TASK INSTRUCTIONS
Take the lines from the top down to and including the one with "var startYear = 1975;" and repeat them exactly. Omit images.

DATASET CONTENT
============
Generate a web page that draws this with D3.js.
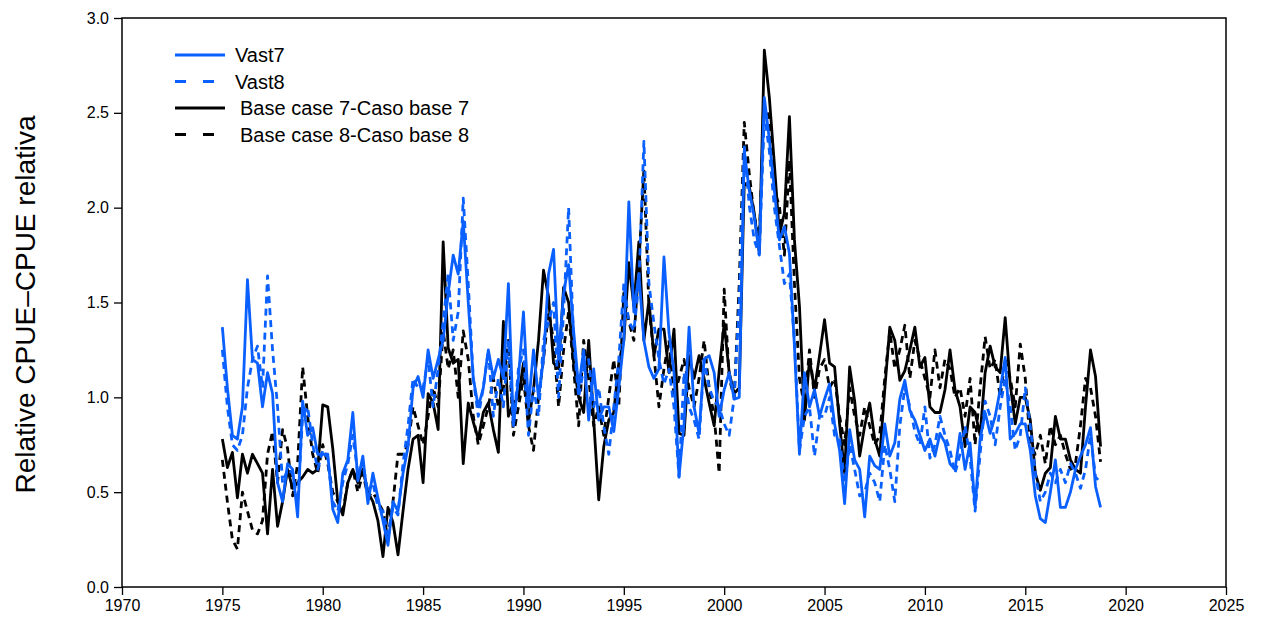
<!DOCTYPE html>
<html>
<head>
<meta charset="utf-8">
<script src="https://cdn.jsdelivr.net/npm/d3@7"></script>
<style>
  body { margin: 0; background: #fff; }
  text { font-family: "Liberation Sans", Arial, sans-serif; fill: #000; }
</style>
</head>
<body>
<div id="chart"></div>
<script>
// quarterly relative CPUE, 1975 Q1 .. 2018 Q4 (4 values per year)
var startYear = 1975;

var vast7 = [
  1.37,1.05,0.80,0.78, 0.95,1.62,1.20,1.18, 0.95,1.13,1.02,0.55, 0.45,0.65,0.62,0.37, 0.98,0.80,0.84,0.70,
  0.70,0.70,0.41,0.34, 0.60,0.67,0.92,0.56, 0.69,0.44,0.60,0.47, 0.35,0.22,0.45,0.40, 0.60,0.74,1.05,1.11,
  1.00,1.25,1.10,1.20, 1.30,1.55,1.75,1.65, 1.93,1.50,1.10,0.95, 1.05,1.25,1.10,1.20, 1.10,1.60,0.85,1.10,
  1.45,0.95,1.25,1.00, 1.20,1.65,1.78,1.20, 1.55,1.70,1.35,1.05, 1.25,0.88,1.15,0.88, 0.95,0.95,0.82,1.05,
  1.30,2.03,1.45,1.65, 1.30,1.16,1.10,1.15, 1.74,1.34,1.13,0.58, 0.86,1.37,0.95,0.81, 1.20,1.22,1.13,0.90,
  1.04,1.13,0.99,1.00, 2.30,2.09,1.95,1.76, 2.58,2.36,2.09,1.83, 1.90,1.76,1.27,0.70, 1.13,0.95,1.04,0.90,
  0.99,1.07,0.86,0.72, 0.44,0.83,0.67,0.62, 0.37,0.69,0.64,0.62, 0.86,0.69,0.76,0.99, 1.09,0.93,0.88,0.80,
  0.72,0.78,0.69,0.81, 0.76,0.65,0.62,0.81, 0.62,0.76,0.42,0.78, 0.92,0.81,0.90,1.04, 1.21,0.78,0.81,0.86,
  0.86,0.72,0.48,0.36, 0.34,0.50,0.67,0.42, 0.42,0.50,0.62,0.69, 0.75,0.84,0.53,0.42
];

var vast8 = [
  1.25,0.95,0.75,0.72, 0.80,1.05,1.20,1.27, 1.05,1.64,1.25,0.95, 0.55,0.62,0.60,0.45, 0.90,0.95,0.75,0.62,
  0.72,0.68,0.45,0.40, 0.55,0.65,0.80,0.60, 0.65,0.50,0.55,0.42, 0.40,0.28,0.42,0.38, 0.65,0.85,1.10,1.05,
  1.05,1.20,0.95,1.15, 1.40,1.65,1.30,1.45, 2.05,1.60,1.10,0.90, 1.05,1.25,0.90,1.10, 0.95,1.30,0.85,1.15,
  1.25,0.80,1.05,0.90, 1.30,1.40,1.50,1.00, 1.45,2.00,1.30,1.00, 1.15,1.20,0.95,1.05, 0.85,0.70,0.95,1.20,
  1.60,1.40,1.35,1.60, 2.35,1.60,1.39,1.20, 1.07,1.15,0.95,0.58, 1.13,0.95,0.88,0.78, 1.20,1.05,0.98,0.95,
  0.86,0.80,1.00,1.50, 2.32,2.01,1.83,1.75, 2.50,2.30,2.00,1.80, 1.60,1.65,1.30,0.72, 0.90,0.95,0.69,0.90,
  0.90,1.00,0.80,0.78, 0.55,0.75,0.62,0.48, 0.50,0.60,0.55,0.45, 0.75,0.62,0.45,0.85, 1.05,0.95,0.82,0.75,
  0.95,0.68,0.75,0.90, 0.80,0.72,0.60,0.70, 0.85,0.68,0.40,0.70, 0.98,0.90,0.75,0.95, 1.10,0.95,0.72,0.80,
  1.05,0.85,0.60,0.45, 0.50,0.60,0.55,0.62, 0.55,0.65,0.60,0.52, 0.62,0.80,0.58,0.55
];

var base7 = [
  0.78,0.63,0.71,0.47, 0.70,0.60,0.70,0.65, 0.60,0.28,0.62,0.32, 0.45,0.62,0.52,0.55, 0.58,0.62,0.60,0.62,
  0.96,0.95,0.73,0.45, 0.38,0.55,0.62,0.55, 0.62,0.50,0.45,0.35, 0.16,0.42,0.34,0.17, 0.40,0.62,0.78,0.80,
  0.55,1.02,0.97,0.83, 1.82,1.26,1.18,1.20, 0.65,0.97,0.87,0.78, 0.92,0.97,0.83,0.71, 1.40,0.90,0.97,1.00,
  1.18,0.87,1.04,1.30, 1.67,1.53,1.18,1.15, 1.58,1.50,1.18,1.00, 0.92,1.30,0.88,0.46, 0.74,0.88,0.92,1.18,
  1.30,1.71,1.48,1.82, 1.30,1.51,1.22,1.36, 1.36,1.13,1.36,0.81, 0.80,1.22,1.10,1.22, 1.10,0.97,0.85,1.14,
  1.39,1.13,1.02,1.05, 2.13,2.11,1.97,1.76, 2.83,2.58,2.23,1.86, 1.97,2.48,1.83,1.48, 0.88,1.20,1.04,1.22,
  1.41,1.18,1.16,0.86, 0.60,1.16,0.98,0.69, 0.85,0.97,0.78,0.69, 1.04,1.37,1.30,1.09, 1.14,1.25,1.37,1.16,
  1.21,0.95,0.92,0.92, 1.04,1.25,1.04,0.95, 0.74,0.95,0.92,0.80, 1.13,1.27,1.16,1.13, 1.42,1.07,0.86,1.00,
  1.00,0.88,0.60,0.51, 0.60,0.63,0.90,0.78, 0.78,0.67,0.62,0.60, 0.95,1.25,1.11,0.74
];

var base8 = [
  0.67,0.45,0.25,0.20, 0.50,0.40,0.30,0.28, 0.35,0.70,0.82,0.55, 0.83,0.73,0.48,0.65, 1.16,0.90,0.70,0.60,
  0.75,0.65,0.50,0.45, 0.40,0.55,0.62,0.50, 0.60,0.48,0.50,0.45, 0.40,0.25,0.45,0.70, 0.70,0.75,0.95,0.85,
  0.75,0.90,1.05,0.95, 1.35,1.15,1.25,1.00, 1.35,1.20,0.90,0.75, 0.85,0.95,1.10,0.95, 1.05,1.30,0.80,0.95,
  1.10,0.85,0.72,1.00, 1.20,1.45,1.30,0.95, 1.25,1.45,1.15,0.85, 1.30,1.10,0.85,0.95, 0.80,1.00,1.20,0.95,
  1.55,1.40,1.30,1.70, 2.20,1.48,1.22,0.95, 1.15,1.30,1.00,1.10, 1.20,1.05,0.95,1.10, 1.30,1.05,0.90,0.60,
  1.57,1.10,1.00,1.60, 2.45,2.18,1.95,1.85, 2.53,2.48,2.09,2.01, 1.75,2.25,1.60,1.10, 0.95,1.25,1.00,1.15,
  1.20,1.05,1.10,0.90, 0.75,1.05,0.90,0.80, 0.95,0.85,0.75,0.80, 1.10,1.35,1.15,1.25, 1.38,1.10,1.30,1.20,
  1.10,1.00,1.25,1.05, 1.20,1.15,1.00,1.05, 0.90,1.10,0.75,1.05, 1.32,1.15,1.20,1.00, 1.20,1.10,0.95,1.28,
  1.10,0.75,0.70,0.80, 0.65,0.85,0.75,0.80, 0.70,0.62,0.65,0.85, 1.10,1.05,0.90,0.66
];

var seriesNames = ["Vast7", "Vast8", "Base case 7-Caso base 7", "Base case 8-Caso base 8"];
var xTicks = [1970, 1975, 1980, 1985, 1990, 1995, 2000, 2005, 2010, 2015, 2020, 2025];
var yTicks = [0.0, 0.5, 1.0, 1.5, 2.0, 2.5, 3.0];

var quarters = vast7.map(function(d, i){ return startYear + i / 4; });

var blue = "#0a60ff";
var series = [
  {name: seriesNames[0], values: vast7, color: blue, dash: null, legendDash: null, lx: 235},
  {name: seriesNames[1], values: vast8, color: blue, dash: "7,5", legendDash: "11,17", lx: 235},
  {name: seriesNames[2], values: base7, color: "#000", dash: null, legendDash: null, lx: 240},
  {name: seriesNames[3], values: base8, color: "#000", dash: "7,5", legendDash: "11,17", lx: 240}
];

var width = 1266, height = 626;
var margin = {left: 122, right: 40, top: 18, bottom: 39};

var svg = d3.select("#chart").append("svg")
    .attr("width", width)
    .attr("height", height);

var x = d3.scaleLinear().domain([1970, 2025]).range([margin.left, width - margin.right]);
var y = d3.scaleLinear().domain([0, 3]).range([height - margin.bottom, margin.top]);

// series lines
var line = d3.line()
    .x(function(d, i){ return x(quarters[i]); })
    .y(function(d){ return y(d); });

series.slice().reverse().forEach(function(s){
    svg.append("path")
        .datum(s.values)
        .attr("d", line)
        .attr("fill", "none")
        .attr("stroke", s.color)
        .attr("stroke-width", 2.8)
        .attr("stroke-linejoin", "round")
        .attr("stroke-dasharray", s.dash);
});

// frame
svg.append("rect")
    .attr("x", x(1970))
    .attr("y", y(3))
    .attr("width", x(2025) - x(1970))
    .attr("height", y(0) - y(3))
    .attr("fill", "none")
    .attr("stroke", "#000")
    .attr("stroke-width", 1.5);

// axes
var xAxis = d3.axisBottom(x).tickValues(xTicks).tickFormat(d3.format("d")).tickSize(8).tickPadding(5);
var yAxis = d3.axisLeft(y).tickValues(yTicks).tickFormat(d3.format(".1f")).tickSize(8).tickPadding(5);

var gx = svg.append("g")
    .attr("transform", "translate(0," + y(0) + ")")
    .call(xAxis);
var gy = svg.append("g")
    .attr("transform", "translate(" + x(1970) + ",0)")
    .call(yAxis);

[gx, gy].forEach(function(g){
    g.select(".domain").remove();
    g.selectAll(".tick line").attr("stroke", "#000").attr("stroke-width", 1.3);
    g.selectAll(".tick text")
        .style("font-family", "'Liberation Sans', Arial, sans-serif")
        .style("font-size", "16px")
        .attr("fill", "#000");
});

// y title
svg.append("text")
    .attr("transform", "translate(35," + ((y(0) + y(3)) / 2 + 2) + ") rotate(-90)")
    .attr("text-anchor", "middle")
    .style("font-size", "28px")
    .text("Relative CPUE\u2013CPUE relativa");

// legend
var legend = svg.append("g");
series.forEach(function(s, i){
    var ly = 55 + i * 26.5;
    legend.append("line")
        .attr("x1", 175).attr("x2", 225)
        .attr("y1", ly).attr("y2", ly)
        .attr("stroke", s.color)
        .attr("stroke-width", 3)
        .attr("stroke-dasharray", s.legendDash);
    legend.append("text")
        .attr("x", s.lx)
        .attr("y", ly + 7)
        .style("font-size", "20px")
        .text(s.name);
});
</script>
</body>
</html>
============
PROBLEM SOLUTION
Generate a web page that draws this with D3.js.
<!DOCTYPE html>
<html>
<head>
<meta charset="utf-8">
<script src="https://cdn.jsdelivr.net/npm/d3@7"></script>
<style>
  body { margin: 0; background: #fff; }
  text { font-family: "Liberation Sans", Arial, sans-serif; fill: #000; }
</style>
</head>
<body>
<div id="chart"></div>
<script>
// quarterly relative CPUE, 1975 Q1 .. 2018 Q4 (4 values per year)
var startYear = 1975;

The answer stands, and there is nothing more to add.